A young woman dressed in a habit stands with her back to a brick wall, presumably within the confines of a convent, in Charles Allston Collins' Convent Thoughts (1851). Her left hand holds her place in an illustrated prayer book that she has apparently lost interest in for the moment, judging from the fact that it hangs at her side. Interestingly, the composition of the prayer book's religious illustration, distinctly visible to the viewer, approximately parallels that of the painting. A border of flowers surrounds a centered image of Christ on the cross. Bright blue sky fills the upper portion of the illustration, directly above a brown and green area. Convent Thoughts' subject stands at the center of the canvas between two lush clumps of flowers. This manner of floral framing continues on the painting's frame, on which floral ornamentation encloses the scene in an analogous fashion to the floral trim in the prayer book. The green foliage behind the woman allows the viewer to see only the uppermost part of the brown brick wall; the top of the painting contains a blue sky the same color as the sky in the Christ illustration.

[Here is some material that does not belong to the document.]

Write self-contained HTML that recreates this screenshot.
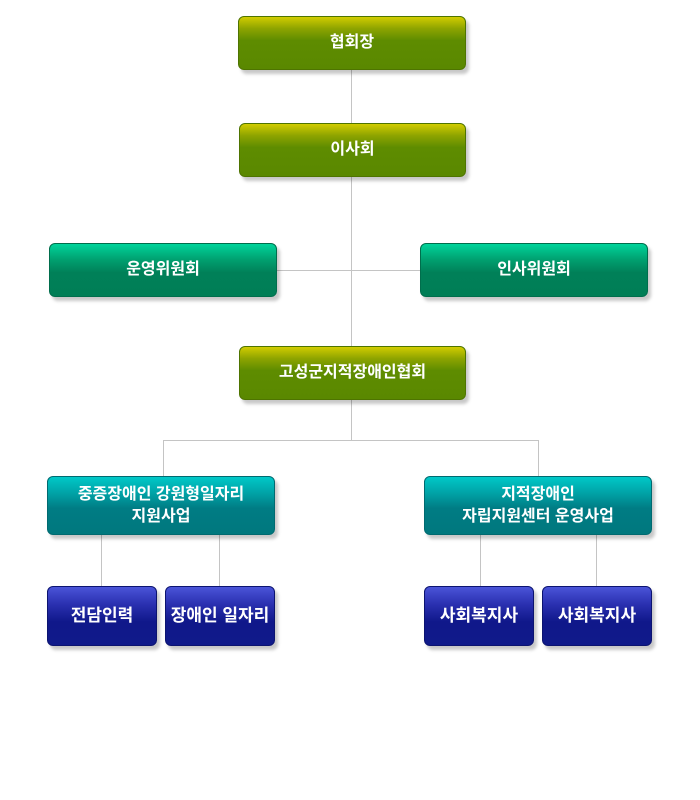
<!DOCTYPE html>
<html><head><meta charset="utf-8"><style>
html,body{margin:0;padding:0;background:#fff;width:700px;height:800px;overflow:hidden}
.b{position:absolute;border-radius:6px;color:#fff;font-family:"Liberation Sans","Noto Sans CJK KR",sans-serif;font-size:16px;font-weight:bold;display:flex;align-items:center;justify-content:center;text-align:center;line-height:22px;box-shadow:3px 4px 3px rgba(0,0,0,0.22);box-sizing:border-box}
.g{background:linear-gradient(#d2cc00 0%,#8ea400 22%,#5e8c00 45%,#5a8800 100%);border:1px solid #4e7400}
.t{background:linear-gradient(#00d49a 0%,#00a070 30%,#008058 55%,#007e56 100%);border:1px solid #006e4c}
.c{background:linear-gradient(#00c8c8 0%,#00a0a4 30%,#007c84 55%,#00787e 100%);border:1px solid #006a70}
.u{background:linear-gradient(#4a54d8 0%,#2a30b0 30%,#10188a 60%,#101a8a 100%);border:1px solid #0c1470;font-size:17px}
.l{position:absolute;background:#c4c4c4}
</style></head><body>
<div class="l" style="left:351px;top:70px;width:1px;height:370px"></div>
<div class="l" style="left:277px;top:270px;width:143px;height:1px"></div>
<div class="l" style="left:163px;top:440px;width:376px;height:1px"></div>
<div class="l" style="left:163px;top:440px;width:1px;height:36px"></div>
<div class="l" style="left:538px;top:440px;width:1px;height:36px"></div>
<div class="l" style="left:101px;top:535px;width:1px;height:51px"></div>
<div class="l" style="left:219px;top:535px;width:1px;height:51px"></div>
<div class="l" style="left:480px;top:535px;width:1px;height:51px"></div>
<div class="l" style="left:596px;top:535px;width:1px;height:51px"></div>

<div class="b g" style="left:238px;top:16px;width:228px;height:54px">협회장</div>
<div class="b g" style="left:239px;top:123px;width:227px;height:54px">이사회</div>
<div class="b t" style="left:49px;top:243px;width:228px;height:54px">운영위원회</div>
<div class="b t" style="left:420px;top:243px;width:228px;height:54px">인사위원회</div>
<div class="b g" style="left:239px;top:346px;width:227px;height:54px">고성군지적장애인협회</div>
<div class="b c" style="left:47px;top:476px;width:228px;height:59px">중증장애인 강원형일자리<br>지원사업</div>
<div class="b c" style="left:424px;top:476px;width:228px;height:59px">지적장애인<br>자립지원센터 운영사업</div>
<div class="b u" style="left:47px;top:586px;width:110px;height:60px">전담인력</div>
<div class="b u" style="left:165px;top:586px;width:110px;height:60px">장애인 일자리</div>
<div class="b u" style="left:424px;top:586px;width:110px;height:60px">사회복지사</div>
<div class="b u" style="left:542px;top:586px;width:110px;height:60px">사회복지사</div>
</body></html>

1. What might Collins have intended by drawing a connection between the scene of the woman and the scene of Christ on the cross? The woman does not superficially seem to be a martyr, so what else could Collins' pairing of scenes suggest about her? Might the profusion of nature around her, and her clear interest in it and disinterest at this point in her prayer book, suggest something about the power of nature to be spiritually moving?

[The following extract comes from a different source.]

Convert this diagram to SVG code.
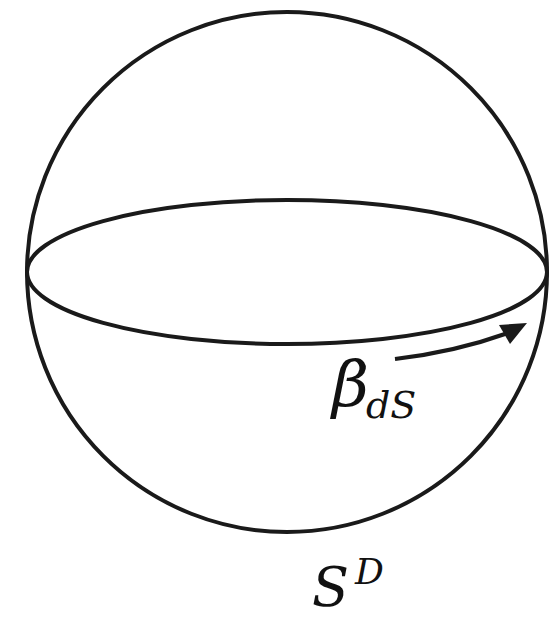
<svg xmlns="http://www.w3.org/2000/svg" width="560" height="623" viewBox="0 0 560 623">
<defs>
<style>
.ln{fill:none;stroke:#1a1a1a;stroke-width:4}
.t{font-family:"DejaVu Serif","Liberation Serif",serif;font-style:italic;fill:#111}
</style>
</defs>
<g id="sphere">
<circle class="ln" cx="287" cy="272" r="260"/>
</g>
<g id="equator">
<ellipse class="ln" cx="287" cy="272" rx="260" ry="72"/>
</g>
<g id="connectors">
<path class="ln" d="M395,359 Q455,352 508,333" stroke-width="4.5"/>
<polygon points="527,323 499,325 510,344" fill="#1a1a1a"/>
</g>
<g id="label-beta">
<text class="t" x="332" y="406" font-size="64">β<tspan font-size="38" dy="12" dx="-3">dS</tspan></text>
</g>
<g id="label-S">
<text class="t" x="312" y="606" font-size="54">S<tspan font-size="36" dy="-22" dx="6">D</tspan></text>
</g>
</svg>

2.The numerous flowers in the painting seem to have great significance to the woman, since she has evidently interrupted her religious reading to contemplate a particular flower, held in her right hand and toward which she inclines her head. The depiction of light by means of golden yellow paint on the stalks of the flowers accords with Ruskin's ideas about color, whereas the relatively homogenous blue of the sky does not. although the still water of the foreground reflects the nun's habit with mirror-like detail, the water lacks any sign of a ripple and does not hint at the perpetual flux of nature that Ruskin describes.
3. Since many flowers hold religious significance (such as the lily in relation to the Virgin), we should note the profusion of lilies and water lilies in this painting and ask what might they and the other flowers signify. Has Millais taken them taken out of their usual contexts in more traditional religious paintings? Might Collins be making a connection to Annunciation scenes, such as Rossetti's, in which the Virgin is often depicted with lilies and interrupted in her religious reading?